J-POWER's portfolio contains several clear "dog" business units where market share is low and market growth is declining or stagnant. These units consume management attention and residual capital while contributing marginally to consolidated results. The principal categories are inefficient sub-critical coal power plants, small-scale retail electricity sales, and legacy biomass co‑firing small units. Each is summarized below with available metrics and near-term positioning.

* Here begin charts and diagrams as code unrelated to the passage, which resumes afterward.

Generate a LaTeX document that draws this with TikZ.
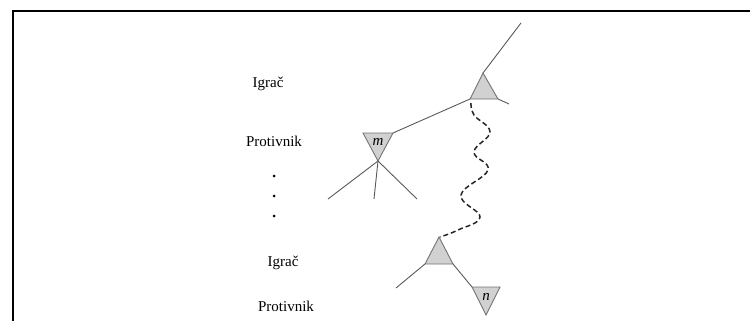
\documentclass[tikz,border=0pt]{standalone}
\usepackage{fontspec}
\setmainfont{Liberation Serif}
\begin{document}
\begin{tikzpicture}[x=1pt,y=-1pt,
  tri/.style={fill=black!18,draw=black!55,line width=0.9pt,line join=miter},
  edge/.style={draw=black!65,line width=0.9pt},
  lbl/.style={font=\fontsize{15}{17}\selectfont,inner sep=0pt},
  wave/.style={draw=black!85,line width=1.5pt,dash pattern=on 5pt off 3pt},
  frame/.style={draw=black,line width=2pt}]
\useasboundingbox (0,0) rectangle (750,321);
\draw[frame] (13,330) -- (13,11.5) -- (760,11.5);
% top (max) triangle
\coordinate (A) at (483,73);
\coordinate (AL) at (470,99);
\coordinate (AR) at (498,99);
\coordinate (Atop) at (521,23);
\coordinate (Ar) at (509,104);
% m triangle
\coordinate (ML) at (363,133);
\coordinate (MR) at (393,133);
\coordinate (M) at (378,161);
\coordinate (M1) at (328,199);
\coordinate (M2) at (374,199);
\coordinate (M3) at (417,199);
% bottom (max) triangle
\coordinate (B) at (439,237);
\coordinate (BL) at (425,264);
\coordinate (BR) at (453,264);
\coordinate (Bl) at (396,288);
% n triangle
\coordinate (NL) at (472,287);
\coordinate (NR) at (500,287);
\coordinate (N) at (486,315);
% edges
\draw[edge] (A) -- (Atop);
\draw[edge] (AR) -- (Ar);
\draw[edge] (AL) -- (MR);
\draw[edge] (M) -- (M1);
\draw[edge] (M) -- (M2);
\draw[edge] (M) -- (M3);
\draw[edge] (BL) -- (Bl);
\draw[edge] (BR) -- (NL);
% triangles
\draw[tri] (A) -- (AL) -- (AR) -- cycle;
\draw[tri] (ML) -- (MR) -- (M) -- cycle;
\draw[tri] (B) -- (BL) -- (BR) -- cycle;
\draw[tri] (NL) -- (NR) -- (N) -- cycle;
\node[lbl] (m) at (378,142) {\textit{m}};
\node[lbl] (n) at (486,297) {\textit{n}};
% wavy dashed line
\draw[wave] plot[smooth,tension=0.7] coordinates {(471,103) (474,115) (490,132) (474,152) (488,170) (461,195) (480,217) (458,230) (440,237)};
% labels
\node[lbl] (ig1) at (268,84) {Igrač};
\node[lbl] (pr1) at (274,141) {Protivnik};
\node[lbl] (ig2) at (283,263) {Igrač};
\node[lbl] (pr2) at (286,306) {Protivnik};
\fill (274,176) circle (1.5);
\fill (274,196) circle (1.5);
\fill (274,216) circle (1.5);
\end{tikzpicture}
\end{document}
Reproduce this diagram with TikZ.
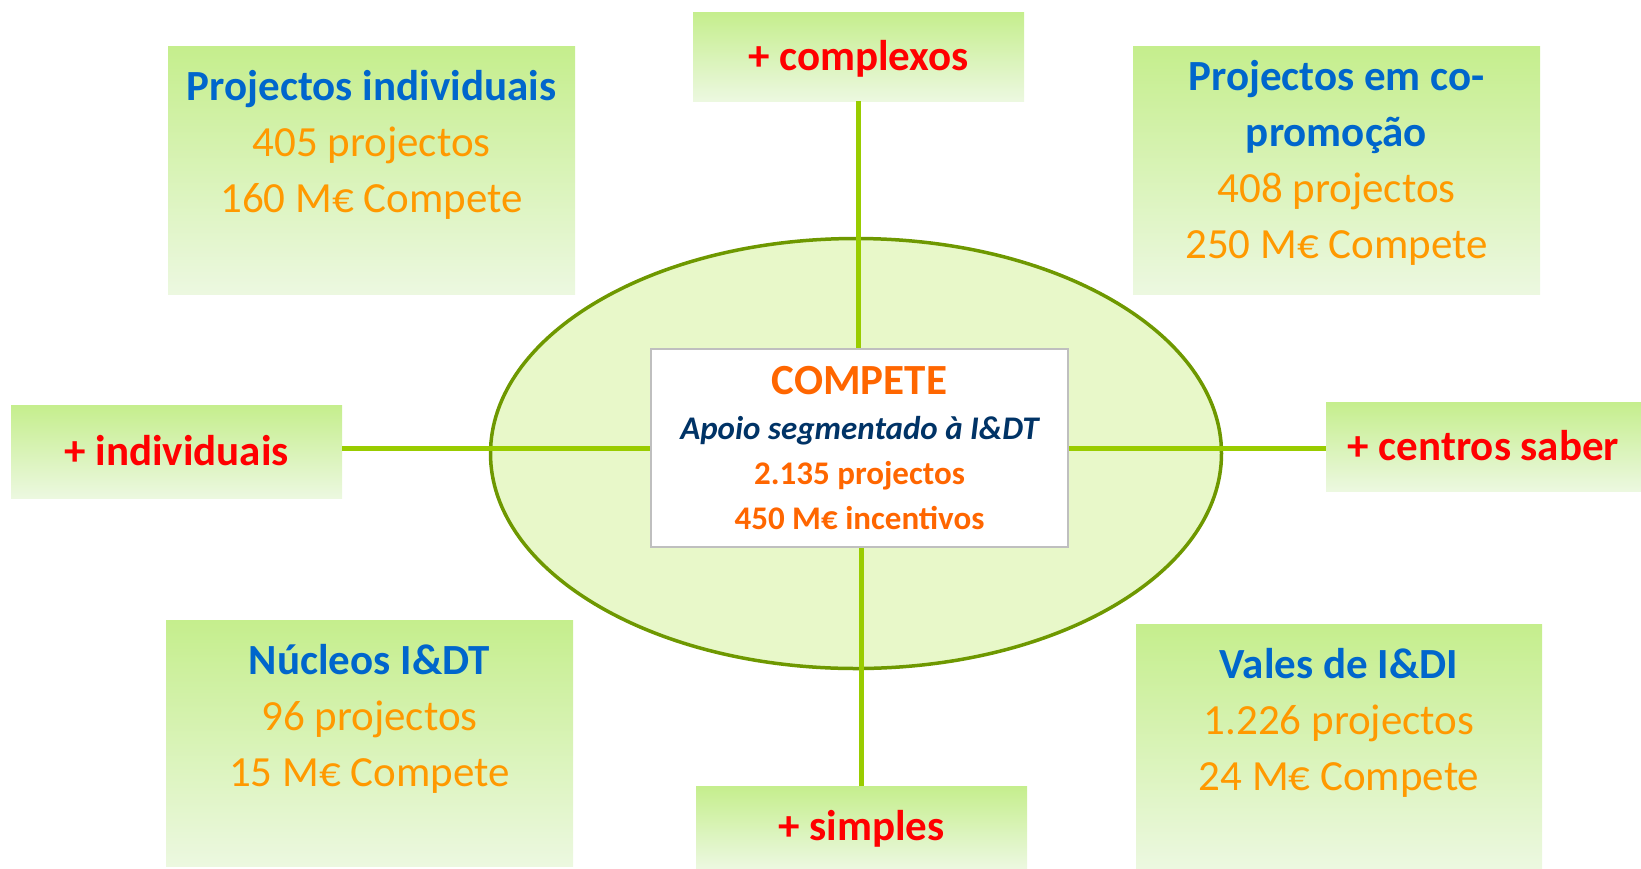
\documentclass[tikz,border=0pt]{standalone}
\usepackage{fontspec}
\setmainfont{Carlito}
\usetikzlibrary{shapes.geometric}
\definecolor{boxTop}{HTML}{C5EE8D}
\definecolor{boxBottom}{HTML}{ECF8E0}
\definecolor{hubFill}{HTML}{E8F8C9}
\definecolor{hubEdge}{HTML}{6E9800}
\definecolor{linkGreen}{HTML}{99CC00}
\definecolor{coreEdge}{HTML}{BFBFBF}
\definecolor{titleBlue}{HTML}{0066CC}
\definecolor{numOrange}{HTML}{FF9900}
\definecolor{coreOrange}{HTML}{FF6600}
\definecolor{coreNavy}{HTML}{003366}
\definecolor{tagRed}{HTML}{FF0000}
\begin{document}
\begin{tikzpicture}[x=1pt, y=-1pt,
    greenBox/.style={rectangle, top color=boxTop, bottom color=boxBottom, draw=none, inner sep=0pt, outer sep=0pt},
    bigBox/.style={greenBox, minimum width=407pt, minimum height=248pt},
    tagBox/.style={greenBox, minimum width=331pt, minimum height=89pt, text=tagRed, font=\fontsize{43}{52}\selectfont\bfseries, text height=30pt, text depth=3pt},
    infoText/.style={anchor=base, align=center, inner sep=0pt, text=numOrange, font=\fontsize{43}{56}\selectfont},
    hubStyle/.style={ellipse, fill=hubFill, draw=hubEdge, line width=3.5pt, minimum width=731pt, minimum height=430pt, inner sep=0pt},
    coreStyle/.style={rectangle, fill=white, draw=coreEdge, line width=2pt, minimum width=417pt, minimum height=198pt},
    coreText/.style={anchor=base, align=center, inner sep=0pt, text=coreOrange, font=\fontsize{33}{45}\selectfont\bfseries},
    linkStyle/.style={draw=linkGreen, line width=5pt}]
    \useasboundingbox (0,0) rectangle (1641,868);

    \node[bigBox] (indiv)   at ( 371.5, 170) {};
    \node[bigBox] (copro)   at (1336.5, 170) {};
    \node[bigBox, minimum height=246pt] (nucleos) at ( 369.5, 743) {};
    \node[bigBox, minimum width=406pt, minimum height=244pt] (vales) at (1339, 746) {};

    \node[infoText] (indivTxt)   at ( 371.5, 212) {\textcolor{titleBlue}{\bfseries Projectos individuais}\\405 projectos\\160 M€ Compete};
    \node[infoText] (coproTxt)   at (1336.5, 258) {\textcolor{titleBlue}{\bfseries Projectos em co-}\\\textcolor{titleBlue}{\bfseries promoção}\\408 projectos\\250 M€ Compete};
    \node[infoText] (nucleosTxt) at ( 369.5, 786) {\textcolor{titleBlue}{\bfseries Núcleos I\&DT}\\96 projectos\\15 M€ Compete};
    \node[infoText] (valesTxt)   at (1339,   790) {\textcolor{titleBlue}{\bfseries Vales de I\&DI}\\1.226 projectos\\24 M€ Compete};

    \node[tagBox] (complexos)   at ( 858.5,  56.5) {+ complexos};
    \node[tagBox, minimum height=93pt] (individuais) at ( 176.5, 451.5) {+ individuais};
    \node[tagBox, minimum width=315pt] (saber) at (1483.5, 446.5) {+ centros saber};
    \node[tagBox, minimum height=82pt] (simples) at ( 861.5, 827) {+ simples};

    \node[hubStyle] (hub) at (856, 453.5) {};

    \node[coreStyle] (core) at (859.5, 448) {};

    \draw[linkStyle] (complexos.south) -- (complexos.south |- core.north);
    \draw[linkStyle] (simples.north) -- (simples.north |- core.south);
    \draw[linkStyle] (core.west) -- (core.west -| individuais.east);
    \draw[linkStyle] (core.east) -- (core.east -| saber.west);

    \node[coreStyle, fill=none] (coreFrame) at (core) {};
    \node[coreText] (coreTxt) at (859.5, 529) {{\fontsize{43}{45}\selectfont COMPETE}\\\textcolor{coreNavy}{\itshape Apoio segmentado à I\&DT}\\2.135 projectos\\450 M€ incentivos};
\end{tikzpicture}
\end{document}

Inefficient Sub-critical Coal Power Plants

These older sub-critical coal units operate with thermal efficiencies below 40 percent and face a contracting market. Regulatory tightening and national incentives for higher-efficiency thermal generation have driven a market growth rate of approximately -8 percent for sub-critical coal. Revenue contribution from these units declined by 12 percent year-over-year. Capital allocation has been minimized: CAPEX is limited to essential safety and environmental compliance spending only. Market share for sub-critical coal within the domestic thermal mix is rapidly shrinking as higher-efficiency plants and alternative generation receive policy and financial support.

Metric Value
Thermal efficiency < 40%
Market growth rate -8% (sub-critical coal segment)
Revenue change (last fiscal year) -12%
CAPEX policy Maintenance & compliance only
Strategic priority Phased retirement / decommissioning

Small-Scale Retail Electricity Sales

The retail electricity segment for small-scale consumers is low-margin, highly fragmented and fiercely competitive. Over 700 registered power producers compete in this market, and J-POWER's residential retail market share is negligible at less than 1 percent. Revenue growth in this segment is effectively flat at ~1 percent in a saturated market. Operating margins are frequently below 2 percent due to high customer acquisition costs, retention costs and price volatility. Management is deprioritizing small-scale retail in favor of wholesale and large industrial contracts where scale and contract terms support higher returns.

Metric Value
Number of competitors (registered producers) 700+
J-POWER residential market share < 1%
Revenue growth (segment) ~1% (stagnant)
Operating margin < 2%
Strategic priority Deprioritize; focus on wholesale/industrial sales

Legacy Biomass Co-firing Small Units

Small-scale biomass co‑firing units have struggled with high feedstock procurement and logistics costs, producing marginal output relative to group scale. These legacy units contribute under 0.5 percent of consolidated revenue and face a low-growth, fragmented market where J-POWER lacks a competitive advantage in fuel sourcing. CAPEX is being redirected from these units toward larger-scale decarbonization and carbon capture initiatives. Reported returns on these legacy units have fallen below the company's weighted average cost of capital, indicating they do not meet hurdle rates for further investment.

Metric Value
Revenue contribution (group) < 0.5%
Growth trajectory Low / flat
Competitive position Fragmented market; weak fuel-sourcing advantage
CAPEX direction Diverted to larger-scale carbon capture projects
Return vs WACC ROI < WACC (below hurdle)

Operational and portfolio management actions being applied to these dog units include:

  • Phased retirement and regulatory-compliant decommissioning of sub-critical coal plants.
  • Strict CAPEX restraint: spending limited to safety, emissions controls and legal compliance only.
  • Strategic de-emphasis of small-scale retail-redeploying commercial resources to wholesale contracts and B2B sales.
  • Divestment or repurposing options for legacy biomass units where feasible; reallocation of investment toward higher-return decarbonization assets.
  • Regular portfolio review against thresholds: minimum margin, minimum revenue contribution and minimum projected CAGR to justify continued operation.